Default Alarm Rings as Trust Loans Jump Sevenfold: China Credit
By Andrea Wong & Kyoungwha Kim - Jan 16, 2013 10:55 PM ET ..
A seven-fold jump in last month’s lending by China’s trust companies is setting off alarm bells for regulators to guard against the risk of default.
So-called trust loans rose 679 percent to 264 billion yuan ($42 billion) from a year earlier, central bank data showed on Jan. 15. That accounted for 16 percent of aggregate financing, which includes bond and stock sales. The amount of loans in China due to mature within 12 months doubled in four years to 24.8 trillion yuan, equivalent to more than half of gross domestic product in 2011, and the People’s Bank of China has set itself a new goal of limiting risks in the financial system.
“Short-term financing instruments such as trust loans have been rising really quickly,” said Zhang Zhiwei, chief China economist at Nomura Holdings Inc. in Hong Kong. “Quite a number of companies resort to trust loans when they face financing troubles.

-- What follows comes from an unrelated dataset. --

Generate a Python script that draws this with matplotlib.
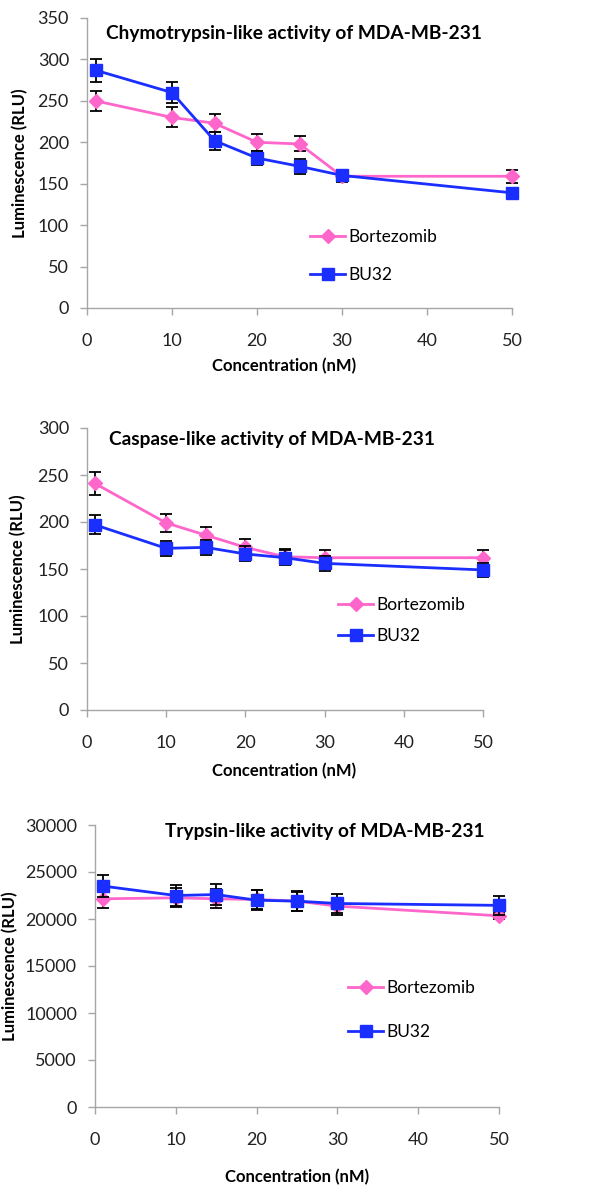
import matplotlib
matplotlib.use("Agg")
import matplotlib.pyplot as plt

plt.rcParams['font.family'] = ['Lato', 'DejaVu Sans']

conc = [1, 10, 15, 20, 25, 30, 50]
xticks = [0, 10, 20, 30, 40, 50]

# Chymotrypsin-like
chy_bort = [250, 230, 223, 200, 198, 159, 159]
chy_bort_err = [12, 12, 11, 10, 9, 7, 8]
chy_bu32 = [287, 260, 202, 181, 171, 160, 139]
chy_bu32_err = [14, 13, 11, 8, 9, 7, 6]

# Caspase-like
cas_bort = [241, 199, 186, 173, 163, 162, 162]
cas_bort_err = [12, 10, 9, 9, 8, 8, 8]
cas_bu32 = [197, 172, 173, 166, 162, 156, 149]
cas_bu32_err = [10, 8, 8, 8, 8, 8, 7]

# Trypsin-like
try_bort = [22150, 22250, 22150, 22080, 21900, 21370, 20340]
try_bort_err = [1000, 1000, 1000, 1000, 1000, 900, 300]
try_bu32 = [23500, 22500, 22600, 22000, 21900, 21650, 21450]
try_bu32_err = [1150, 1100, 1100, 1050, 1050, 1050, 1050]

PINK = '#FF66CC'
BLUE = '#1A2EFF'
GRAY = '#A6A6A6'

fig = plt.figure(figsize=(6, 11.87), dpi=100)
W, H = 600, 1187

def px_axes(l, r, t, b):
    return fig.add_axes([l / W, 1 - b / H, (r - l) / W, (b - t) / H])

panels = [
    dict(box=(87, 512, 18, 308), ylim=(0, 350), ystep=50,
         bort=chy_bort, berr=chy_bort_err, bu=chy_bu32, uerr=chy_bu32_err,
         title='Chymotrypsin-like activity of MDA-MB-231', tpos=(294, 33),
         leg=(310, 239, 274), xlab=(284, 366), ylabx=28),
    dict(box=(87, 483, 428, 710), ylim=(0, 300), ystep=50,
         bort=cas_bort, berr=cas_bort_err, bu=cas_bu32, uerr=cas_bu32_err,
         title='Caspase-like activity of MDA-MB-231', tpos=(272, 439),
         leg=(338, 607, 635), xlab=(284, 771), ylabx=26),
    dict(box=(95, 499, 825, 1107), ylim=(0, 30000), ystep=5000,
         bort=try_bort, berr=try_bort_err, bu=try_bu32, uerr=try_bu32_err,
         title='Trypsin-like activity of MDA-MB-231', tpos=(325, 832),
         leg=(348, 990, 1031), xlab=(297, 1177), ylabx=18),
]

LEG_FS = 12.5
LEG_PX = LEG_FS * 100 / 72

for p in panels:
    l, r, t, b = p['box']
    ax = px_axes(l, r, t, b)
    ax.set_xlim(0, 50)
    ax.set_ylim(*p['ylim'])
    ax.set_xticks(xticks)
    ax.set_yticks(range(p['ylim'][0], p['ylim'][1] + 1, p['ystep']))
    for s in ['top', 'right']:
        ax.spines[s].set_visible(False)
    for s in ['left', 'bottom']:
        ax.spines[s].set_color(GRAY)
        ax.spines[s].set_linewidth(1.0)
    ax.tick_params(direction='out', length=5, width=1, color=GRAY,
                   labelsize=13, labelcolor='#222222', pad=8)
    ax.tick_params(axis='x', pad=13)

    lb = ax.errorbar(conc, p['bort'], yerr=p['berr'], color=PINK, lw=2,
                     marker='D', ms=7.5, mec=PINK, mfc=PINK, ecolor='black',
                     elinewidth=1.3, capsize=4, capthick=1.3, clip_on=False,
                     zorder=3, label='Bortezomib')
    lu = ax.errorbar(conc, p['bu'], yerr=p['uerr'], color=BLUE, lw=2,
                     marker='s', ms=8, mec=BLUE, mfc=BLUE, ecolor='black',
                     elinewidth=1.3, capsize=4, capthick=1.3, clip_on=False,
                     zorder=4, label='BU32')

    ax.set_ylabel('Luminescence (RLU)', fontsize=12, fontweight='bold')
    ax.yaxis.set_label_coords((p['ylabx'] - l) / (r - l), 0.5)

    fig.text(p['xlab'][0] / W, 1 - p['xlab'][1] / H, 'Concentration (nM)',
             ha='center', va='center', fontsize=12, fontweight='bold')
    fig.text(p['tpos'][0] / W, 1 - p['tpos'][1] / H, p['title'],
             ha='center', va='center', fontsize=13.8, fontweight='bold')

    lx, ly1, ly2 = p['leg']
    ax.legend(handles=[lb.lines[0], lu.lines[0]],
              labels=['Bortezomib', 'BU32'],
              loc='upper left', frameon=False, fontsize=LEG_FS,
              handlelength=35 / LEG_PX, handletextpad=0.2,
              labelspacing=(ly2 - ly1 - 1.2 * LEG_PX + 8) / LEG_PX,
              bbox_to_anchor=((lx - l) / (r - l),
                              (b - (ly1 - 0.6 * LEG_PX)) / (b - t)),
              borderaxespad=0, borderpad=0)

fig.savefig('out.png', dpi=100)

A breakdown in this financing chain will eventually lead to a default on debt this year.”
The growth in trust loans that are typically extended to higher-risk companies such as property developers or local- government investment vehicles pose a threat to banks selling wealth-management products that include such assets should insolvencies ripple through the economy, the International Monetary Fund said in October. Beijing-based Huaxia Bank Co. (600015) said last month that it will negotiate repayment with investors who lost money following the default of a trust savings product.